The Indiscipline of Painting Opens at Tate St Ives
Friday 14 October 2011
Last week, The Indiscipline of Painting opened at Tate St Ives. The Indiscipline of Painting is an international group exhibition including works by forty-nine artists from the 1960s to now and is on display until 3 Jan 2012, before the exhibition comes to our Mead Gallery from 14 Jan 2012. Selected by British painter Daniel Sturgis, and curated with Martin Clark (Artistic Director, Tate St Ives) and Sarah Shalgosky (Curator, University of Warwick) the exhibition considers how the languages of abstraction have remained urgent, relevant and critical as they have been revisited and reinvented by subsequent generations of artists over the last 50 years.

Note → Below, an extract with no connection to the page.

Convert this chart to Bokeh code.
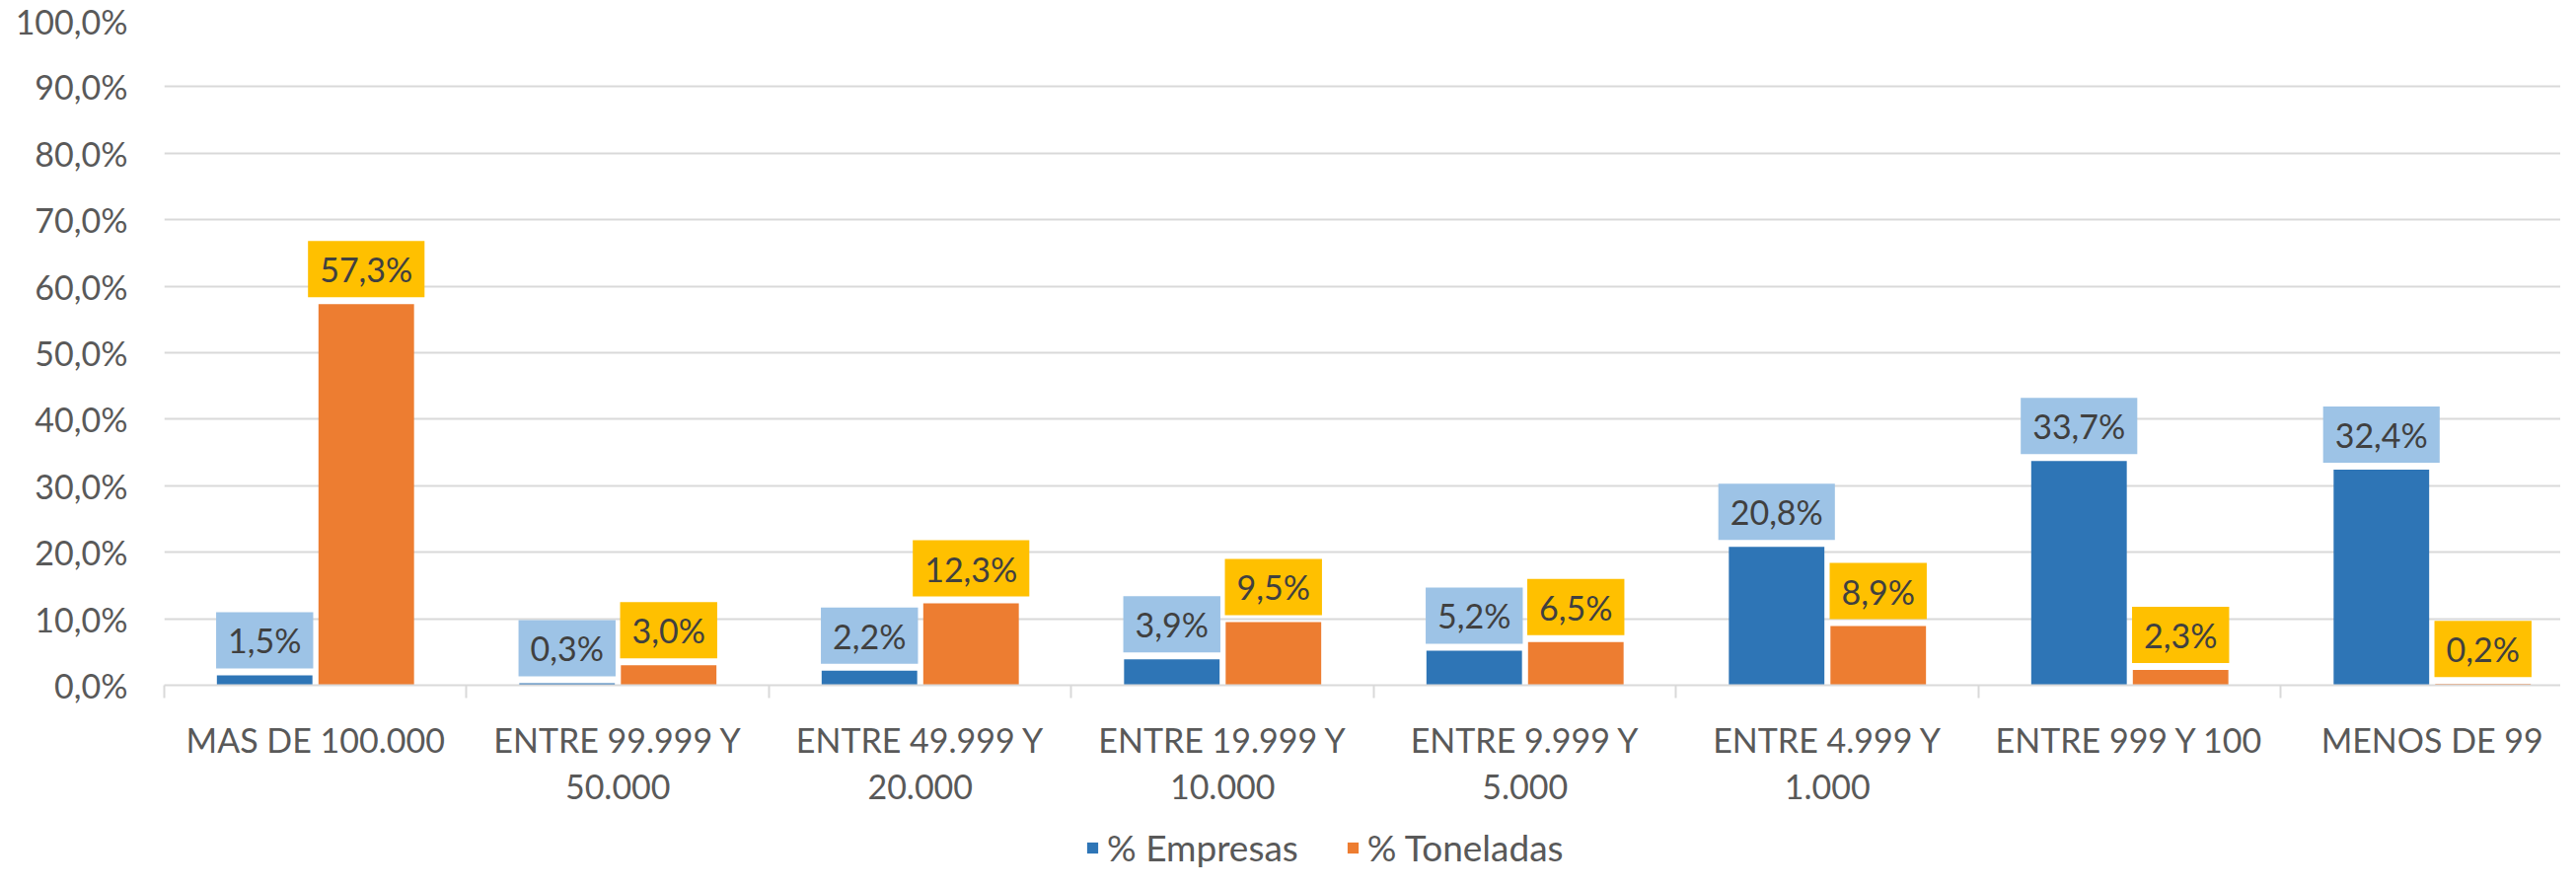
from bokeh.plotting import figure
from bokeh.layouts import column
from bokeh.models import Range1d, FixedTicker, Legend, LegendItem, ColumnDataSource
from bokeh.embed import file_html
from bokeh.resources import INLINE
from bokeh.core.properties import value
import numpy as np

categories = ["MAS DE 100.000", "ENTRE 99.999 Y\n50.000", "ENTRE 49.999 Y\n20.000",
              "ENTRE 19.999 Y\n10.000", "ENTRE 9.999 Y\n5.000", "ENTRE 4.999 Y\n1.000",
              "ENTRE 999 Y 100", "MENOS DE 99"]
empresas = [1.5, 0.3, 2.2, 3.9, 5.2, 20.8, 33.7, 32.4]
toneladas = [57.3, 3.0, 12.3, 9.5, 6.5, 8.9, 2.3, 0.2]
y_ticks = [0, 10, 20, 30, 40, 50, 60, 70, 80, 90, 100]
y_tick_labels = ["0,0%", "10,0%", "20,0%", "30,0%", "40,0%", "50,0%",
                 "60,0%", "70,0%", "80,0%", "90,0%", "100,0%"]
series_names = ["% Empresas", "% Toneladas"]

FONT = "Lato"
AXIS_COLOR = "#595959"
LABEL_COLOR = "#404040"
BLUE, ORANGE = "#2E75B6", "#ED7D31"
BLUE_BOX, ORANGE_BOX = "#9DC3E6", "#FFC000"

def fmt(v):
    return f"{v:.1f}".replace(".", ",") + "%"

idx = np.arange(len(categories))
off = 0.168
bw = 0.316

src_e = ColumnDataSource(dict(x=idx - off, top=empresas, lab=[fmt(v) for v in empresas]))
src_t = ColumnDataSource(dict(x=idx + off, top=toneladas, lab=[fmt(v) for v in toneladas]))

p = figure(width=2595, height=830, x_range=Range1d(-0.5, 7.425), y_range=Range1d(0, 100),
           output_backend="svg", toolbar_location=None,
           min_border_left=166, min_border_right=0, min_border_top=20, min_border_bottom=136)
p.outline_line_color = None
p.background_fill_color = "white"
p.border_fill_color = "white"

p.xgrid.visible = False
p.ygrid.grid_line_color = "#D9D9D9"
p.ygrid.grid_line_width = 2
p.ygrid.ticker = FixedTicker(ticks=y_ticks)

# y axis
p.yaxis.ticker = FixedTicker(ticks=y_ticks)
p.yaxis.major_label_overrides = {t: l for t, l in zip(y_ticks, y_tick_labels)}
p.yaxis.axis_line_color = None
p.yaxis.major_tick_line_color = None
p.yaxis.minor_tick_line_color = None
p.yaxis.major_tick_out = 0
p.yaxis.major_tick_in = 0
p.yaxis.major_label_standoff = 37
p.yaxis.major_label_text_font = FONT
p.yaxis.major_label_text_font_size = "34px"
p.yaxis.major_label_text_color = AXIS_COLOR

# x axis
p.xaxis.ticker = FixedTicker(ticks=list(idx), minor_ticks=list(np.arange(len(categories) + 1) - 0.5))
p.xaxis.major_label_overrides = {int(i): c for i, c in zip(idx, categories)}
p.xaxis.axis_line_color = "#D9D9D9"
p.xaxis.axis_line_width = 2
p.xaxis.major_tick_line_color = None
p.xaxis.major_tick_out = 13
p.xaxis.major_tick_in = 0
p.xaxis.minor_tick_line_color = "#D9D9D9"
p.xaxis.minor_tick_line_width = 2
p.xaxis.minor_tick_out = 13
p.xaxis.minor_tick_in = 0
p.xaxis.major_label_standoff = 21
p.xaxis.major_label_text_font = FONT
p.xaxis.major_label_text_font_size = "34px"
p.xaxis.major_label_text_color = AXIS_COLOR
p.xaxis.major_label_text_line_height = 1.15

p.vbar(x="x", top="top", width=bw, bottom=0, source=src_e, fill_color=BLUE, line_color=None)
p.vbar(x="x", top="top", width=bw, bottom=0, source=src_t, fill_color=ORANGE, line_color=None)

for src, box in ((src_e, BLUE_BOX), (src_t, ORANGE_BOX)):
    p.text(x="x", y="top", text="lab", source=src, text_align="center", text_baseline="bottom",
           y_offset=-7, text_font=value(FONT), text_font_size="34px", text_color=LABEL_COLOR,
           background_fill_color=box, padding=(12, 8))

# legend strip below the chart (its own bars sit outside its visible range)
pl = figure(width=2595, height=53, x_range=Range1d(-0.5, 7.425), y_range=Range1d(1000, 1001),
            output_backend="svg", toolbar_location=None, min_border=0,
            x_axis_location=None, y_axis_location=None)
pl.grid.visible = False
pl.outline_line_color = None
le = pl.vbar(x="x", top="top", width=bw, bottom=0, source=src_e, fill_color=BLUE, line_color=None)
lt = pl.vbar(x="x", top="top", width=bw, bottom=0, source=src_t, fill_color=ORANGE, line_color=None)
legend = Legend(items=[LegendItem(label=series_names[0], renderers=[le]),
                       LegendItem(label=series_names[1], renderers=[lt])],
                orientation="horizontal", location=(934, 2),
                background_fill_alpha=0, border_line_color=None, padding=0, margin=0,
                spacing=48, label_standoff=8, glyph_width=14, glyph_height=14,
                label_text_font=FONT, label_text_font_size="37px", label_text_color=AXIS_COLOR)
pl.add_layout(legend, "center")

layout = column(p, pl)
open("out.html", "w").write(file_html(layout, INLINE))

The contemporary position of abstract painting is problematic. It can be seen to be synonymous with a modernist moment that has long since passed, and an ideology which led the medium to stagnate in self-reflexivity and ideas of historical progression. The Indiscipline of Painting challenges such assumptions. It reveals how painting’s modernist histories, languages and positions have continued to provoke ongoing dialogues with contemporary practitioners, even as painting’s decline and death has been routinely and erroneously declared.
The show brings together works by British, American and European artists made over the last five decades and features major new commissions and loans. It includes important works by Andy Warhol, Frank Stella, Gerhard Richter and Bridget Riley alongside other lesser known artists such as Tomma Abts, Martin Barré, Mary Heilmann and Jeremy Moon.
The Indiscipline of Painting is a collaborative project between Tate St Ives and Mead Gallery, Warwick Arts Centre. We look forward to welcoming the exhibition in early 2012.